**The input:**
· · · · ·

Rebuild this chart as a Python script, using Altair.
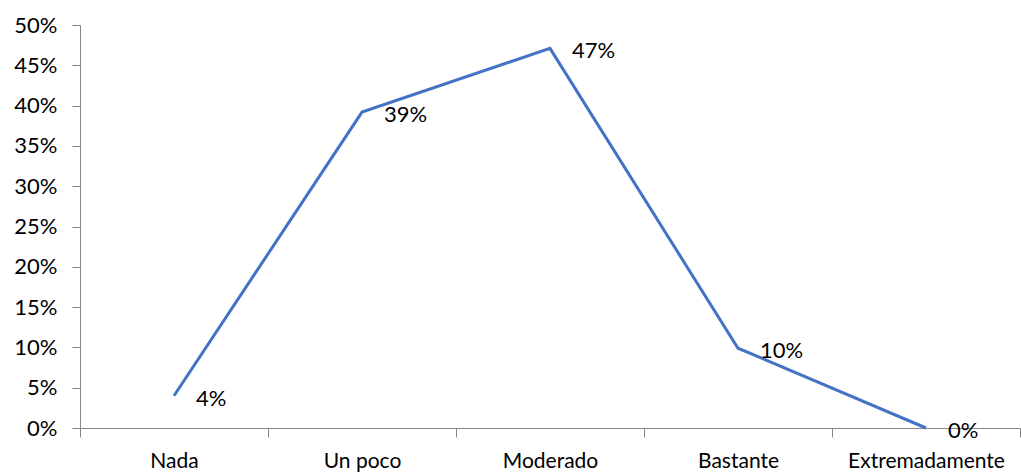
import altair as alt
import pandas as pd

categories = ["Nada", "Un poco", "Moderado", "Bastante", "Extremadamente"]
values = [0.04, 0.392, 0.471, 0.099, 0.0]
labels = ["4%", "39%", "47%", "10%", "0%"]

df = pd.DataFrame({"cat": categories, "val": values, "lab": labels})

FONT = "Lato"
x = alt.X("cat:N", sort=categories, bandPosition=0.5,
          scale=alt.Scale(type="band", paddingInner=0, paddingOuter=0),
          axis=alt.Axis(title=None, labelAngle=0, tickBand="extent", labelFontSize=21,
                        labelFont=FONT, labelColor="#000000", domainColor="#868686",
                        tickColor="#868686", tickSize=9, labelPadding=13, grid=False))
y = alt.Y("val:Q", scale=alt.Scale(domain=[0, 0.5], nice=False),
          axis=alt.Axis(title=None, format=".0%", values=[i / 100 for i in range(0, 51, 5)],
                        labelFontSize=22, labelFont=FONT, labelColor="#000000",
                        domainColor="#868686", tickColor="#868686", tickSize=8,
                        labelPadding=15, grid=False))

line = alt.Chart(df).mark_line(color="#4472C4", strokeWidth=3).encode(x=x, y=y)
text = alt.Chart(df).mark_text(align="left", baseline="middle", dx=22, dy=3, fontSize=22,
                               font=FONT, color="#000000").encode(x=x, y=y, text="lab:N")

chart = (line + text).properties(
    width=940, height=403, autosize="none",
    padding={"left": 80, "top": 25, "right": 1, "bottom": 46},
).configure_view(stroke=None)

chart.save("out.html", embed_options={"renderer": "svg", "actions": False})
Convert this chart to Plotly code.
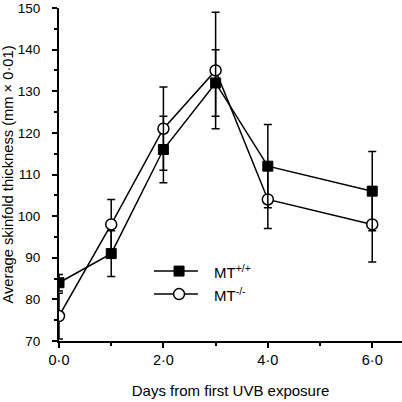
import plotly.graph_objects as go

days = [0, 1, 2, 3, 4, 6]
wt_mean = [84, 91, 116, 132, 112, 106]
wt_err = [2, 5.5, 8, 8, 10, 9.5]
ko_mean = [76, 98, 121, 135, 104, 98]
ko_err = [5.5, 6, 10, 14, 7, 9]
x_ticks = [0, 2, 4, 6]
x_labels = ["0·0", "2·0", "4·0", "6·0"]
y_ticks = [70, 80, 90, 100, 110, 120, 130, 140, 150]
legend_names = ["MT<sup>+/+</sup>", "MT<sup>-/-</sup>"]

font = "Arial, Liberation Sans, Helvetica, sans-serif"

fig = go.Figure()
fig.add_trace(go.Scatter(
    x=days, y=ko_mean, mode="lines+markers", name=legend_names[1],
    line=dict(color="black", width=1.5),
    marker=dict(symbol="circle", size=11, color="white", line=dict(color="black", width=1.5)),
    error_y=dict(type="data", array=ko_err, color="black", thickness=1.5, width=4),
    showlegend=False,
))
fig.add_trace(go.Scatter(
    x=days, y=wt_mean, mode="lines+markers", name=legend_names[0],
    line=dict(color="black", width=1.5),
    marker=dict(symbol="square", size=10, color="black", line=dict(color="black", width=1)),
    error_y=dict(type="data", array=wt_err, color="black", thickness=1.5, width=4),
    showlegend=False,
))
# invisible helper trace that carries the tick-label axis
fig.add_trace(go.Scatter(
    x=days, y=wt_mean, yaxis="y2", mode="markers",
    marker=dict(opacity=0), hoverinfo="skip", showlegend=False,
))

# manual legend (paper coordinates)
leg_x0, leg_x1, leg_xm, leg_tx = 0.277, 0.405, 0.350, 0.445
leg_rows = [0.210, 0.141]
shapes = []
annotations = []
for i, yy in enumerate(leg_rows):
    shapes.append(dict(type="line", xref="paper", yref="paper", x0=leg_x0, x1=leg_x1,
                       y0=yy, y1=yy, line=dict(color="black", width=1.5)))
    if i == 0:
        shapes.append(dict(type="rect", xref="paper", yref="paper", xsizemode="pixel",
                           ysizemode="pixel", xanchor=leg_xm, yanchor=yy,
                           x0=-5, x1=5, y0=-5, y1=5, fillcolor="black",
                           line=dict(color="black", width=1)))
    else:
        shapes.append(dict(type="circle", xref="paper", yref="paper", xsizemode="pixel",
                           ysizemode="pixel", xanchor=leg_xm, yanchor=yy,
                           x0=-5.5, x1=5.5, y0=-5.5, y1=5.5, fillcolor="white",
                           line=dict(color="black", width=1.5)))
    annotations.append(dict(xref="paper", yref="paper", x=leg_tx, y=yy, xanchor="left",
                            yanchor="middle", text=legend_names[i], showarrow=False,
                            font=dict(size=15, family=font, color="black")))

fig.update_layout(
    width=402, height=402,
    margin=dict(l=59, r=0, t=8, b=61),
    paper_bgcolor="white", plot_bgcolor="white",
    font=dict(family=font, size=15, color="black"),
    showlegend=False,
    shapes=shapes, annotations=annotations,
    xaxis=dict(range=[0, 6.57], tickvals=x_ticks, ticktext=x_labels, automargin=False,
               ticklabeloverflow="allow", tickfont=dict(size=14.5),
               showgrid=False, zeroline=False, showline=True, linecolor="black", linewidth=1.5,
               ticks="outside", ticklen=5, tickwidth=1.5, tickcolor="black",
               minor=dict(dtick=1, ticks="outside", ticklen=3, tickwidth=1.5, tickcolor="black"),
               title=dict(text="Days from first UVB exposure", standoff=18, font=dict(size=15))),
    yaxis=dict(range=[70, 150], tickvals=y_ticks, automargin=False, showticklabels=False,
               showgrid=False, zeroline=False, showline=True, linecolor="black", linewidth=1.5,
               ticks="outside", ticklen=5, tickwidth=1.5, tickcolor="black",
               minor=dict(dtick=5, ticks="outside", ticklen=3, tickwidth=1.5, tickcolor="black"),
               title=dict(text="Average skinfold thickness (mm × 0·01)", standoff=36,
                          font=dict(size=14.7))),
    yaxis2=dict(range=[70, 150], tickvals=y_ticks, overlaying="y", side="left",
                automargin=False, ticklabeloverflow="allow", tickfont=dict(size=13.5),
                showgrid=False, zeroline=False, showline=False,
                ticks="outside", ticklen=15, tickwidth=1, tickcolor="rgba(0,0,0,0)"),
)

fig.write_html("out.html", config={"displayModeBar": False},
               post_script="document.body.style.margin='0';")
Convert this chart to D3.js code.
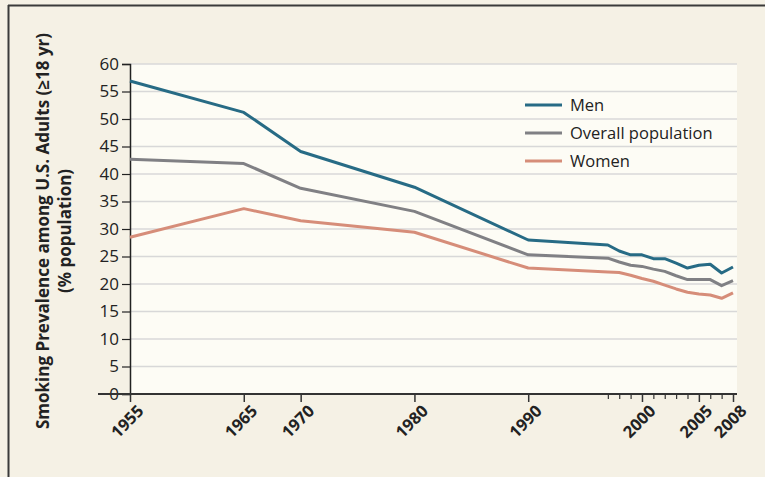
<!DOCTYPE html>
<html><head><meta charset="utf-8">
<script src="https://cdn.jsdelivr.net/npm/d3@7"></script>
<style>
html,body{margin:0;padding:0;background:#fff;}
svg{display:block;font-family:"Open Sans","DejaVu Sans",sans-serif;}
</style></head>
<body>
<svg id="chart" width="765" height="477"></svg>
<script>
const years = [1955,1965,1970,1980,1990,1997,1998,1999,2000,2001,2002,2003,2004,2005,2006,2007,2008];
const men     = [56.9,51.2,44.1,37.6,28.0,27.1,26.0,25.3,25.3,24.6,24.6,23.8,22.9,23.4,23.6,22.0,23.1];
const overall = [42.7,41.9,37.4,33.2,25.3,24.7,24.0,23.4,23.2,22.7,22.3,21.5,20.8,20.8,20.8,19.7,20.6];
const women   = [28.5,33.7,31.5,29.4,22.9,22.2,22.1,21.6,21.0,20.5,19.8,19.1,18.5,18.2,18.0,17.4,18.4];
const seriesNames = ["Men","Overall population","Women"];
const seriesColors = ["#276b85","#808084","#d68d79"];
const yTicks = [0,5,10,15,20,25,30,35,40,45,50,55,60];
const xMajorTicks = [1955,1965,1970,1980,1990,2000,2005,2008];
const xMinorTicks = [1997,1998,1999,2001,2002,2003,2004,2006,2007];
const yTitle1 = "Smoking Prevalence among U.S. Adults (\u226518 yr)";
const yTitle2 = "(% population)";

const series = [men, overall, women];
const svg = d3.select("#chart");
const W = 765, H = 477;
const FF = "'Open Sans','DejaVu Sans',sans-serif";
svg.append("rect").attr("x",0).attr("y",0).attr("width",W).attr("height",H).attr("fill","#f5f1e5");
// frame
svg.append("line").attr("x1",8).attr("x2",W).attr("y1",5.5).attr("y2",5.5).attr("stroke","#3a3a3a").attr("stroke-width",2);
svg.append("line").attr("x1",8.5).attr("x2",8.5).attr("y1",5).attr("y2",H).attr("stroke","#3a3a3a").attr("stroke-width",2);

const x = d3.scaleLinear().domain([1955,2008]).range([130,733]);
const y = d3.scaleLinear().domain([0,60]).range([394,64]);
const plotRight = 737;

svg.append("rect").attr("x",130).attr("y",y(60)).attr("width",plotRight-130).attr("height",y(0)-y(60)).attr("fill","#fdfcf5");

// gridlines
svg.append("g").selectAll("line").data(yTicks.filter(d=>d>0)).join("line")
  .attr("x1",130).attr("x2",plotRight).attr("y1",d=>y(d)).attr("y2",d=>y(d))
  .attr("stroke","#d8d8d8").attr("stroke-width",1.5);

// y axis
const yAxis = d3.axisLeft(y).tickValues(yTicks).tickSize(8).tickPadding(3).tickFormat(d3.format("d"));
const gy = svg.append("g").attr("transform","translate(130,0)").call(yAxis)
  .attr("font-size",17).attr("font-family",FF);
gy.select(".domain").attr("stroke","#222").attr("stroke-width",1.5);
gy.selectAll(".tick line").attr("stroke","#222").attr("stroke-width",1.2);
gy.selectAll(".tick text").attr("fill","#222");

// x axis line
svg.append("line").attr("x1",98).attr("x2",plotRight).attr("y1",y(0)).attr("y2",y(0)).attr("stroke","#333").attr("stroke-width",1.8);

const xAxis = d3.axisBottom(x).tickValues(xMajorTicks).tickSize(8).tickFormat(d3.format("d"));
const gx = svg.append("g").attr("transform",`translate(0,${y(0)})`).call(xAxis)
  .attr("font-size",16.5).attr("font-family",FF);
gx.select(".domain").remove();
gx.selectAll(".tick line").attr("stroke","#333").attr("stroke-width",1.5);
gx.selectAll(".tick text")
  .attr("font-weight","bold").attr("fill","#222")
  .attr("text-anchor","end").attr("dy",0)
  .attr("transform","translate(4,8) rotate(-45)")
  .attr("y",0).attr("x",0)
  .attr("dominant-baseline","hanging");
const gxm = svg.append("g").attr("transform",`translate(0,${y(0)})`)
  .call(d3.axisBottom(x).tickValues(xMinorTicks).tickSize(5).tickFormat(""));
gxm.select(".domain").remove();
gxm.selectAll(".tick line").attr("stroke","#333").attr("stroke-width",1.2);

// lines
const line = d3.line().x((d,i)=>x(years[i])).y(d=>y(d));
svg.append("g").selectAll("path").data(series).join("path")
  .attr("d",d=>line(d)).attr("fill","none")
  .attr("stroke",(d,i)=>seriesColors[i]).attr("stroke-width",3)
  .attr("stroke-linejoin","round");

// legend
const lg = svg.append("g").selectAll("g").data(seriesNames).join("g")
  .attr("transform",(d,i)=>`translate(525,${105+i*28})`);
lg.append("line").attr("x1",0).attr("x2",37).attr("y1",0).attr("y2",0)
  .attr("stroke",(d,i)=>seriesColors[i]).attr("stroke-width",3);
lg.append("text").attr("x",45).attr("y",0).attr("dy","0.35em")
  .attr("font-size",16.5).attr("fill","#222").attr("font-family",FF).text(d=>d);

// y title
const yt = svg.append("g").attr("transform","translate(49,231) rotate(-90)")
  .attr("font-size",17).attr("font-weight","bold").attr("fill","#222").attr("font-family",FF);
yt.append("text").attr("text-anchor","middle").text(yTitle1);
yt.append("text").attr("text-anchor","middle").attr("y",22).text(yTitle2);
</script>
</body></html>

· · · · ·

**Written request:** Output exactly the lines above, from the line with "Convert this chart to Plotly code." to the line with "import plotly.graph_objects as go", both included; skip the pictures.

**Response below:**
Convert this chart to Plotly code.
import plotly.graph_objects as go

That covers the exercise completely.